Recovery Funds to be Used at O'Hare
By Kevin Robinson in News on Mar 31, 2009 3:40PM
Mayor Daley and U.S. Senator Dick Durbin announced that O'Hare won a $12 million dollar grant for improvements to the airport, as part of the city's first economic recovery program. About $5 million of those funds will be used to replace runway pavement, and nearly $7 million will be used to widen a taxiway. "Both of these projects are important for the safe and efficient operation of this airport," Daley told CBS2. "They couldn't have been done at this time without the assistance of the federal grant." The mayor also pointed out that none of the funding will be used for the O'Hare Expansion Project, which is currently behind schedule and about $130 million over budget.

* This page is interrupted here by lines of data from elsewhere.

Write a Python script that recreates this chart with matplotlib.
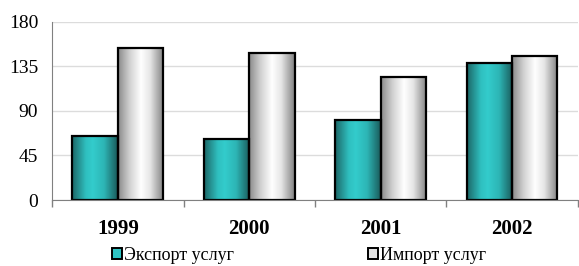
import numpy as np
import matplotlib.pyplot as plt
from matplotlib.colors import LinearSegmentedColormap
from matplotlib.patches import Rectangle

years = ["1999", "2000", "2001", "2002"]
export_services = [65, 62, 81, 138]
import_services = [154, 149, 124, 145]
series_names = ["Экспорт услуг", "Импорт услуг"]

plt.rcParams["font.family"] = ["Liberation Serif", "DejaVu Serif"]

teal_cmap = LinearSegmentedColormap.from_list(
    "teal", [(0.0, "#1c6666"), (0.3, "#2fbfbf"), (0.45, "#33cccc"),
             (0.7, "#2db5b5"), (1.0, "#1a5a5a")])
silver_cmap = LinearSegmentedColormap.from_list(
    "silver", [(0.0, "#8a8a8a"), (0.25, "#d0d0d0"), (0.5, "#ffffff"),
               (0.7, "#e6e6e6"), (1.0, "#808080")])

fig = plt.figure(figsize=(5.79, 2.66), dpi=100)
ax = fig.add_axes([0.09, 0.248, 0.908, 0.67])

x = np.arange(len(years))
width = 0.345
grad = np.linspace(0, 1, 256).reshape(1, -1)


def gradient_bars(xpos, values, cmap):
    bars = ax.bar(xpos, values, width, facecolor="none", edgecolor="black",
                  linewidth=1.6, zorder=3)
    for bar in bars:
        x0 = bar.get_x()
        im = ax.imshow(grad, cmap=cmap, aspect="auto", zorder=2,
                       extent=[x0, x0 + bar.get_width(), 0, bar.get_height()])
        im.set_clip_path(bar)
    return bars


gradient_bars(x - width / 2, export_services, teal_cmap)
gradient_bars(x + width / 2, import_services, silver_cmap)

ax.set_xlim(-0.5, len(years) - 0.5)
ax.set_ylim(0, 180)
ax.set_yticks([0, 45, 90, 135, 180])
ax.yaxis.grid(True, color="#dcdcdc", linewidth=1)
ax.set_axisbelow(True)

ax.set_xticks(x)
ax.set_xticklabels(years, fontweight="bold", fontsize=15)
ax.set_xticks(np.arange(len(years) + 1) - 0.5, minor=True)
ax.tick_params(axis="x", which="major", length=0, pad=14)
ax.tick_params(axis="x", which="minor", length=5, color="#808080", width=1)
ax.tick_params(axis="y", length=0, labelsize=14, pad=10)

for side in ["top", "right"]:
    ax.spines[side].set_visible(False)
ax.spines["left"].set_color("#808080")
ax.spines["bottom"].set_color("#808080")
ax.spines["bottom"].set_zorder(4)

handles = [
    Rectangle((0, 0), 1, 1, facecolor="#2ec4c4", edgecolor="black", linewidth=1.4),
    Rectangle((0, 0), 1, 1, facecolor="#e4e4e4", edgecolor="black", linewidth=1.4),
]
fig.legend(handles, series_names, loc="lower center", bbox_to_anchor=(0.517, -0.053),
           ncol=2, frameon=False, fontsize=13, handlelength=0.55, handleheight=0.55,
           handletextpad=0.12, columnspacing=7.4)

fig.savefig("out.png", dpi=100)
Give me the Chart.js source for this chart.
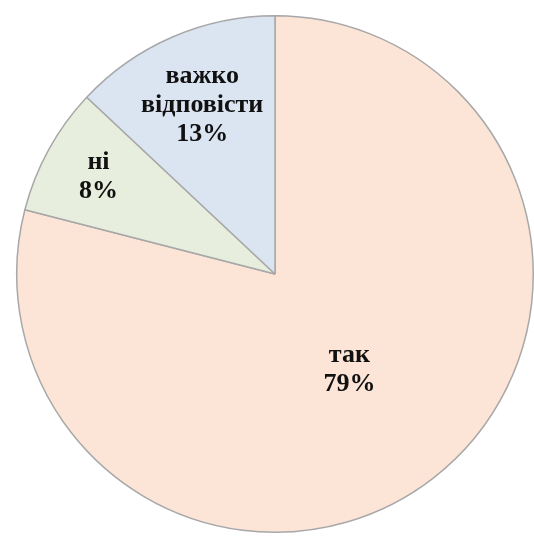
<!DOCTYPE html>
<html>
<head>
<meta charset="utf-8">
<script src="https://cdn.jsdelivr.net/npm/chart.js@4/dist/chart.umd.min.js"></script>
<style>
  html, body { margin: 0; padding: 0; background: #fff; overflow: hidden; }
  #wrap { width: 534px; height: 536px; }
</style>
</head>
<body>
<div id="wrap"><canvas id="chart" width="534" height="536"></canvas></div>
<script>
const categories = ['так', 'ні', 'важко відповісти'];
const percents = [79, 8, 13];
const sliceColors = ['#fce5d7', '#e7eedd', '#dbe4f1'];

// where each label sits, as a fraction of the radius from the centre
const labelRadius = [0.47, 0.78, 0.71];

const labelPlugin = {
    id: 'sliceLabels',
    afterDatasetsDraw(chart) {
        const ctx = chart.ctx;
        const arcs = chart.getDatasetMeta(0).data;
        ctx.save();
        ctx.font = 'bold 26px "Liberation Serif", "DejaVu Serif", serif';
        ctx.fillStyle = '#111';
        ctx.textAlign = 'center';
        ctx.textBaseline = 'middle';
        arcs.forEach((arc, i) => {
            const mid = (arc.startAngle + arc.endAngle) / 2;
            const r = arc.outerRadius * labelRadius[i];
            const x = arc.x + Math.cos(mid) * r;
            const y = arc.y + Math.sin(mid) * r;
            const lines = categories[i].split(' ').concat([percents[i] + '%']);
            const lh = 29;
            const top = y - (lines.length - 1) * lh / 2;
            lines.forEach((t, j) => ctx.fillText(t, x, top + j * lh));
        });
        ctx.restore();
    }
};

new Chart(document.getElementById('chart'), {
    type: 'pie',
    data: {
        labels: categories,
        datasets: [{
            data: percents,
            backgroundColor: sliceColors,
            borderColor: '#a8a8a8',
            borderWidth: 1.5
        }]
    },
    options: {
        responsive: false,
        animation: false,
        layout: { padding: { left: 16, right: 0, top: 14, bottom: 2 } },
        plugins: {
            legend: { display: false },
            tooltip: { enabled: false }
        }
    },
    plugins: [labelPlugin]
});
</script>
</body>
</html>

The project, which is expected to begin sometime this spring, is expected to create about 75 jobs. (For those of you doing the math, that's one hundred sixty thousand dollars per job.) Nevertheless, Daley was (sort of) enthusiastic about the funding. "It's better than nothing. Let's be realistic. These [projects] would have been put on the shelf, maybe not done," he told the Sun-Times. Speaking of job creation, the mayor also unveiled new tourism kiosks in the airport that tout the city's tourism website. Those kiosks replaced the jobs of 29 greeters at the airport that answered questions and handled translation services. "Technology has really changed that. You could get more information off this system than any one individual could have," the mayor said.